Très chers amis, en retournant dans nos maisons, nos
communautés, nos villages ou nos villes, en rentrant dans nos familles, nous
emportons avec nous la conviction que saint Pio de Pietrelcina est "tout" à
nous, tout à chacun, mais c'est pour nous mener au Christ, car cela a été et
continue d'être son premier et son plus grand désir.
Chers frères capucins, à vous qui avez donné à l'Église
beaucoup de saints, depuis le début de la fondation de votre Ordre, jusqu'à nos
jours, à vous qui êtes présents ainsi qu'à tous vos confrères répartis à travers
le monde pour annoncer l'Évangile de l'amour et de la paix, je voudrais adresser
une invitation à être des bâtisseurs de paix, dans la simplicité avec laquelle
vous êtes des "frères du peuple", à travers votre vie et à travers le témoignage
de votre fraternité. Le monde a besoin de votre témoignage de simplicité, de
sérénité, de sourire, de votre "Paix et bien" pour continuer à espérer, à croire
et à aimer.
Et à vous tous, fidèles et fils spirituels de Padre Pio, je
voudrais rappeler, pour conclure, les paroles du Pape Jean-Paul II aux jeunes,
lors de son récent voyage en Bulgarie: "Acceptez... avec un humble courage la
proposition que Dieu vous fait. Dans sa toute-puissance et sa tendresse, il vous
appelle à être des saints.
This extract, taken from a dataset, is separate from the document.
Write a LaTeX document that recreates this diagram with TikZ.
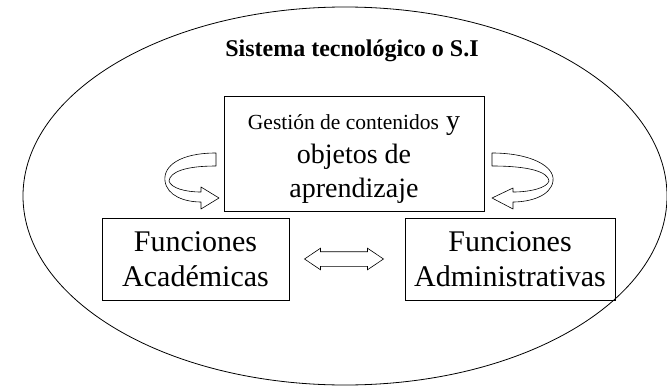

Ce serait une folie que de se glorifier d'un tel
appel, mais ce serait faire preuve d'irresponsabilité que de le repousser. Cela
équivaudrait à signer sa propre faillite existentielle. Léon Bloy, écrivain
catholique français du XX siècle a écrit: "Il n'y a qu'une tristesse, [...]
celle de n'être pas des saints" (La femme pauvre, II, 27)" (Rencontre
avec les jeunes à Plovdiv; cf. ORLF n. 22 du 28 mai 2002).
En réalité, ces paroles valent aussi pour nous tous. En
effet, c'est seulement en accueillant l'appel de Dieu à être saints, très chers
fidèles, que "nous porterons des fruits et que notre fruit demeurera"; c'est
seulement ainsi que nous serons "le sel de la terre et la lumière du monde",
"artisans de paix et témoins d'amour" (ibid.). Tout comme notre bien-aimé
nouveau saint, Padre Pio de Pietrelcina.